Primary Sources
The Campaign to Save the Danube River
Description
In 1984, the Czechoslovak and Hungarian governments announced a new public project: the Gabcikovo-Nagymaros complex on the Danube River, a 3 billion dollar water project, that would involve the construction of two massive dams (one in each country) and a series of hydroelectric plants. János Vargha was a biologist who had worked for the Hungarian Academy of Sciences for several years, and in 1984 was on the editorial staff of a scientific journal. In response to the proposal for the hydroelectric project, he became a vocal proponent of the environmental damage. This led him to become the founding member of Duna Kör, a group of environmental activists. In this speech from December 1985, he explains the potential devastation of the project at an award's ceremony of the Right Livelihood Foundation, an international human rights and environmental activism organization. In this speech, Vargha not only addresses the specific danger of this project but also brings international attention on the Communist regimes.
Source
János Vargha, "Speech at the Right Livelihood Awards," speech, December 9, 1985, Right Livelihood Foundation, Right Livelihood (accessed June 15, 2007).
Primary Source—Excerpt
In order to protect Danubian environment and its benefits, our group, the Duna Kör participates in the opposition against a large hydroelectric power plant system Gabeikovo-Nagyrnaros. This project consists a 60 k storage lake, a 30 kill long concrete covered lateral canal rising up 18 meters over the ground at a peak power station of Gabcikovo and an additional river power plant of Nagymaros, in the Lovely Danube-bend.

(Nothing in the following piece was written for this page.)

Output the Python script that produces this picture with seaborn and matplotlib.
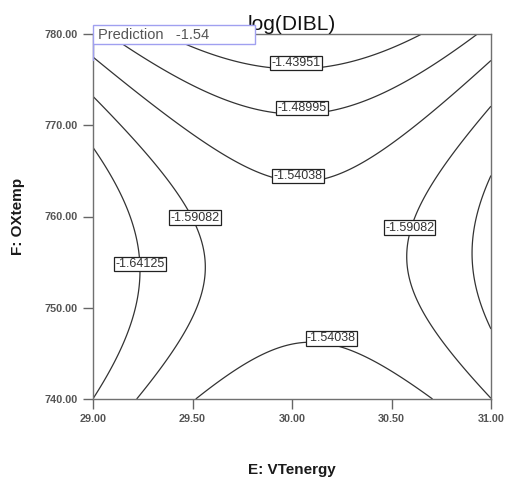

The project would essentially change the hydraulic, physical chemical and biological conditions of a nearly two hundred kilometer long section of the river itself and also of the surrounding groundwater. These changes also that would be harmful to drinking water supply, the quality of river and ground water, agriculture, forests, fish as well as the picturesque landscape. The project has been planned some decades ago only to produce maximum energy and to increase excessively waterway capacity, unrequired by the heaviest traffic imaginable on this section of the river. In addition this would be relatively the most expensive electric power plant built in Hungary, and twice as much energy could be saved at the same price if money were spent on rationalizing energy consumption. The project has become a perfect nonsense taking its harmful ecological consequences into consideration. The question of drinking water supply has enormous importance because of its generally serious situation in Hungary and also in Slovakia.
Of Hungary's 3,500 settlements 1,500 have no potable water. Two and a half million people living in these regions get their drinking water supply in plastic bags or tank carts or short of these some have to make up with contaminated water.